*The input*.
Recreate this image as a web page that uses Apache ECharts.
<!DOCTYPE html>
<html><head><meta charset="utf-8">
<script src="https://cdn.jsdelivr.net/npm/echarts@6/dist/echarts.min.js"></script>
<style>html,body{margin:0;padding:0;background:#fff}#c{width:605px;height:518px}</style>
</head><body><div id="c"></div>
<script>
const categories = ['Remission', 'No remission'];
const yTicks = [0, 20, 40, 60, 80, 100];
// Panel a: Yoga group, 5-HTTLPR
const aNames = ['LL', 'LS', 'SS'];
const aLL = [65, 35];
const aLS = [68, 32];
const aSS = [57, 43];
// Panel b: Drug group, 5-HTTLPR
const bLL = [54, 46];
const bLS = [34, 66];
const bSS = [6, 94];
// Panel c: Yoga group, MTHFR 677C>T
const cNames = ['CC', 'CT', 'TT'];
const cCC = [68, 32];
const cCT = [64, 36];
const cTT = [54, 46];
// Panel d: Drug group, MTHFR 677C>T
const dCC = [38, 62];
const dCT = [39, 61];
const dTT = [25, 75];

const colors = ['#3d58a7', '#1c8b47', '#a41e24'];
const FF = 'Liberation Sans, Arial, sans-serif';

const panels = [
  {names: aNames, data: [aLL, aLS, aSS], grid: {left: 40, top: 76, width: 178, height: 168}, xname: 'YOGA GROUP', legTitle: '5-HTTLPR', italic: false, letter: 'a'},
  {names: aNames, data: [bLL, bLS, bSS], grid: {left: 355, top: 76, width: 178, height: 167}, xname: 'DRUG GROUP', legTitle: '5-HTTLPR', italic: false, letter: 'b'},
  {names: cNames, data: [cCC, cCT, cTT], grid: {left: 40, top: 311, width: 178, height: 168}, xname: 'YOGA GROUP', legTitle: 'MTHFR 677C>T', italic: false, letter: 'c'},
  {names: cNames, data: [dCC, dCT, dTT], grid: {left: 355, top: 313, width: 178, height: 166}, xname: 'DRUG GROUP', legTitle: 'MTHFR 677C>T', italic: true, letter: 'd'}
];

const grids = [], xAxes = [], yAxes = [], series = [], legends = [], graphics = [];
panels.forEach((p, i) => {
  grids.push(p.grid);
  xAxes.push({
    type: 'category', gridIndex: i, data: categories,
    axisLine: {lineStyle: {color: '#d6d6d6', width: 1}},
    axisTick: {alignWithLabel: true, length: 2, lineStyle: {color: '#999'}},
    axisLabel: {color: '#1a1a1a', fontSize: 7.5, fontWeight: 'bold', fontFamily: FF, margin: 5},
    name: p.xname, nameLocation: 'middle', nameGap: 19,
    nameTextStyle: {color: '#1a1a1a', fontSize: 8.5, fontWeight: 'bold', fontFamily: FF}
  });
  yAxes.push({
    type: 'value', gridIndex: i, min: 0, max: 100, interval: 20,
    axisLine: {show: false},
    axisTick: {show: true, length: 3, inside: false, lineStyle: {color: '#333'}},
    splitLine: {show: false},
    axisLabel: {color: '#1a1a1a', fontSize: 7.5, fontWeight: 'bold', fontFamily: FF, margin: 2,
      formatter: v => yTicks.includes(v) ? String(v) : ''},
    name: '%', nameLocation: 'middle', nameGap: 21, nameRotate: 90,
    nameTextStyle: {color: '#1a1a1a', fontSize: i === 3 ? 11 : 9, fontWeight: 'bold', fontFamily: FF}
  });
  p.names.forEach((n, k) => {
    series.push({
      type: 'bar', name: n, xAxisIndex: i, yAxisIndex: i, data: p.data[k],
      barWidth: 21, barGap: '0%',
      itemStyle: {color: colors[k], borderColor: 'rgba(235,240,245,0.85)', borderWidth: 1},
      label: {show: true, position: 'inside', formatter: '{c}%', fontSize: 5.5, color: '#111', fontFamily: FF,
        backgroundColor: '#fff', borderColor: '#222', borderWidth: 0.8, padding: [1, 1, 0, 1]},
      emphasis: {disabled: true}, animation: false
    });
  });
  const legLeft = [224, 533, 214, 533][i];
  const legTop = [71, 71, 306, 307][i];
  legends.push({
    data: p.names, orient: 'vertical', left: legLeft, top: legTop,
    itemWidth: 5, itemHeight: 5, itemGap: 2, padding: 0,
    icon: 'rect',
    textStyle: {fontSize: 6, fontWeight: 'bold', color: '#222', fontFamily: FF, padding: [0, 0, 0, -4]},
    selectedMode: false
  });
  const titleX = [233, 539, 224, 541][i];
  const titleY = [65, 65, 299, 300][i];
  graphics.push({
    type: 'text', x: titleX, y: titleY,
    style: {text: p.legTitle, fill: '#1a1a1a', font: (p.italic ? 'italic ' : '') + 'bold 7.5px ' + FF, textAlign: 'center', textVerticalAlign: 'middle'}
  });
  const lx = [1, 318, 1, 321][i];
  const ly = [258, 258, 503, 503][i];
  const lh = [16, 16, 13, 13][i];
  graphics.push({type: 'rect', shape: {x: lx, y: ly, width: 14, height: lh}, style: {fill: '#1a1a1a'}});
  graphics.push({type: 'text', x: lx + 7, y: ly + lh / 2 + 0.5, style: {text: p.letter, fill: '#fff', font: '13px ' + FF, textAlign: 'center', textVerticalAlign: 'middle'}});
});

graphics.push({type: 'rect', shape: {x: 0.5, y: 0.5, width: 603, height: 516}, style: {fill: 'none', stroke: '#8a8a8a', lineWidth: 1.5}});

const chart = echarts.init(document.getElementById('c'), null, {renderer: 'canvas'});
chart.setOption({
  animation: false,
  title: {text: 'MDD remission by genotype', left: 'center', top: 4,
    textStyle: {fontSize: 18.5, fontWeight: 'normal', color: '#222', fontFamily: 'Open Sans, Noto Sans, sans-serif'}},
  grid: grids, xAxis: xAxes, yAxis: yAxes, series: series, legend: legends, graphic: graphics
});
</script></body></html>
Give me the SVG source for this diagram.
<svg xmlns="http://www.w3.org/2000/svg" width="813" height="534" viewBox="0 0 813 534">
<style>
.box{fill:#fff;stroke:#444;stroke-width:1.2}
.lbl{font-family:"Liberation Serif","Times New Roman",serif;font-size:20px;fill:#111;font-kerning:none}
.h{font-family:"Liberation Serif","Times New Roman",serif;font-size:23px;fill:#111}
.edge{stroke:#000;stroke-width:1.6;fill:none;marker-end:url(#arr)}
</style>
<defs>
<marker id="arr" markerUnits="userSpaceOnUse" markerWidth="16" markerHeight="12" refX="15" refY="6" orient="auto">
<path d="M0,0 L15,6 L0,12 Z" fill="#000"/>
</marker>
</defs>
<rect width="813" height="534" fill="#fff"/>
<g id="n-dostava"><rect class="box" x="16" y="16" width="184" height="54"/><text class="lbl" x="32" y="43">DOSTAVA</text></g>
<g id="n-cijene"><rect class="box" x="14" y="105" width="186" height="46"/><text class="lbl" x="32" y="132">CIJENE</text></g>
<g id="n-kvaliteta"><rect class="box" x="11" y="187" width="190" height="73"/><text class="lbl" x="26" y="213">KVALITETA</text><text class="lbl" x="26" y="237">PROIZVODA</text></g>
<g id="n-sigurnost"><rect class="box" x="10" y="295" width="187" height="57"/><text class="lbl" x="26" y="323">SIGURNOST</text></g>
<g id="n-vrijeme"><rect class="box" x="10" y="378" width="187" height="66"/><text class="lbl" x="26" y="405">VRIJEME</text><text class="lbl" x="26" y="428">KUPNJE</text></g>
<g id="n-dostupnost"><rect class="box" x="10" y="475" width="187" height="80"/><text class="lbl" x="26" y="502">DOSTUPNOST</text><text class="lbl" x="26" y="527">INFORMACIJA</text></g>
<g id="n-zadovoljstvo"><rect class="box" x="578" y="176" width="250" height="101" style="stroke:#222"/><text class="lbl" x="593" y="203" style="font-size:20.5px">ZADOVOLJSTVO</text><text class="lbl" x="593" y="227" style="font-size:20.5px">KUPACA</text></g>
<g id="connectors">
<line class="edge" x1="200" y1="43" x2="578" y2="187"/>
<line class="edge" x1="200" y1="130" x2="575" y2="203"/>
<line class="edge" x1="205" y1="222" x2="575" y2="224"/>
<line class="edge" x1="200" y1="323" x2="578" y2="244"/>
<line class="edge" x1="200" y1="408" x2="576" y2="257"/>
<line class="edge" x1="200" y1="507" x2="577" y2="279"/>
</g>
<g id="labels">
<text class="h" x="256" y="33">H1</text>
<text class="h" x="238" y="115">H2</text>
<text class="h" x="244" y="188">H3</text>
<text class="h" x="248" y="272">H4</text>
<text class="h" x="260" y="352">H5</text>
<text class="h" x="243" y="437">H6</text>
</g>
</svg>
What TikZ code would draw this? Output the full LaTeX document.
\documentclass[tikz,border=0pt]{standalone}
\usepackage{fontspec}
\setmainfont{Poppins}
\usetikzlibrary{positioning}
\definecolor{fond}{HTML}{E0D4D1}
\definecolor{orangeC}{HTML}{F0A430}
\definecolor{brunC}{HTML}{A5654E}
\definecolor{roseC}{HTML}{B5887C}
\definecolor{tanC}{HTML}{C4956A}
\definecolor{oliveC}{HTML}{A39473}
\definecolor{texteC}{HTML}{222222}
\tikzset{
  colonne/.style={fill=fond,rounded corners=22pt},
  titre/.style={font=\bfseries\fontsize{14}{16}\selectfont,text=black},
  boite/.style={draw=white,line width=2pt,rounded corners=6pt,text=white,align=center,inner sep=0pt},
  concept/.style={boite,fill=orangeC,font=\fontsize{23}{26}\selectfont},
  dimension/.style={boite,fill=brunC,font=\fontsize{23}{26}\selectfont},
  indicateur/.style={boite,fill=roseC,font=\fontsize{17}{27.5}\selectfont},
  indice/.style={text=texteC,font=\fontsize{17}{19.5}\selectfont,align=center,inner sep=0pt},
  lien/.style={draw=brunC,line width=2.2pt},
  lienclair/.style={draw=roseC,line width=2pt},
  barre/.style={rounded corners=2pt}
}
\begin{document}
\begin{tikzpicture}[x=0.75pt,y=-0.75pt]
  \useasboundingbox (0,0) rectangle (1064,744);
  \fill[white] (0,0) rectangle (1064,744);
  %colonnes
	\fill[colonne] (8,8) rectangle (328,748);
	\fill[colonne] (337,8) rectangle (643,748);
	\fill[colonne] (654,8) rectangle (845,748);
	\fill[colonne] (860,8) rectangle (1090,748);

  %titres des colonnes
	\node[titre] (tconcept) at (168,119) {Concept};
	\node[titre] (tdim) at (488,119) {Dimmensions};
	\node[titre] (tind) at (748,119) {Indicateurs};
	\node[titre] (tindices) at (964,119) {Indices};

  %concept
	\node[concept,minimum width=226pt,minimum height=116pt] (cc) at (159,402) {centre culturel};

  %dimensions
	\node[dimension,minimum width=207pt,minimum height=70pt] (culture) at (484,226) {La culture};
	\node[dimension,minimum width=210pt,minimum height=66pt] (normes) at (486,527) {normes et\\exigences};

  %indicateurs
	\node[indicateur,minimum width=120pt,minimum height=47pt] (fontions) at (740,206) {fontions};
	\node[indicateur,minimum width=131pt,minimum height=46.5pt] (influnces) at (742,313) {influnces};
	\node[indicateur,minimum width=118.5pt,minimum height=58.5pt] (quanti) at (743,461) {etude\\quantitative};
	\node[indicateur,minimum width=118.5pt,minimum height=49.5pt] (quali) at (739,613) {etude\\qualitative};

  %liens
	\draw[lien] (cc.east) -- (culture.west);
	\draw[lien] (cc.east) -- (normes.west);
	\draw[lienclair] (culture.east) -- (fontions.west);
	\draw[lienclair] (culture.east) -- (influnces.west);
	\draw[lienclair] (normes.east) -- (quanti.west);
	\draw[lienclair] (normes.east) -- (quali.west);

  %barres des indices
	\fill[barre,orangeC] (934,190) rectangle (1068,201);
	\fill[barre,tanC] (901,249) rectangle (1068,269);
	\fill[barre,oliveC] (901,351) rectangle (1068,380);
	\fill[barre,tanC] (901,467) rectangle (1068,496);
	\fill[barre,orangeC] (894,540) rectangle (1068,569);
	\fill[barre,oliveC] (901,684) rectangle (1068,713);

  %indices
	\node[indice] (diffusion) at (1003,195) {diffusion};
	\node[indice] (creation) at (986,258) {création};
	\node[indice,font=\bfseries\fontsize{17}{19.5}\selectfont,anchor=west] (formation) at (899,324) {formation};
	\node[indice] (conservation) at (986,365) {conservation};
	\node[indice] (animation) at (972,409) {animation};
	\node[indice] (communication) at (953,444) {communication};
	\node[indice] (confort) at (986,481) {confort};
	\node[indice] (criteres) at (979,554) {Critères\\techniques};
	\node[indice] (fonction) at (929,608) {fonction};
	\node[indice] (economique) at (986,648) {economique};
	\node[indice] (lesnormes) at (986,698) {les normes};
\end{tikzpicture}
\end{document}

*Directions for this task*. Return exactly the lines from the beginning of the data above through the one containing "const FF = 'Liberation", please. Include both end lines and add nothing else.

*Exercise output*.
Recreate this image as a web page that uses Apache ECharts.
<!DOCTYPE html>
<html><head><meta charset="utf-8">
<script src="https://cdn.jsdelivr.net/npm/echarts@6/dist/echarts.min.js"></script>
<style>html,body{margin:0;padding:0;background:#fff}#c{width:605px;height:518px}</style>
</head><body><div id="c"></div>
<script>
const categories = ['Remission', 'No remission'];
const yTicks = [0, 20, 40, 60, 80, 100];
// Panel a: Yoga group, 5-HTTLPR
const aNames = ['LL', 'LS', 'SS'];
const aLL = [65, 35];
const aLS = [68, 32];
const aSS = [57, 43];
// Panel b: Drug group, 5-HTTLPR
const bLL = [54, 46];
const bLS = [34, 66];
const bSS = [6, 94];
// Panel c: Yoga group, MTHFR 677C>T
const cNames = ['CC', 'CT', 'TT'];
const cCC = [68, 32];
const cCT = [64, 36];
const cTT = [54, 46];
// Panel d: Drug group, MTHFR 677C>T
const dCC = [38, 62];
const dCT = [39, 61];
const dTT = [25, 75];

const colors = ['#3d58a7', '#1c8b47', '#a41e24'];
const FF = 'Liberation Sans, Arial, sans-serif';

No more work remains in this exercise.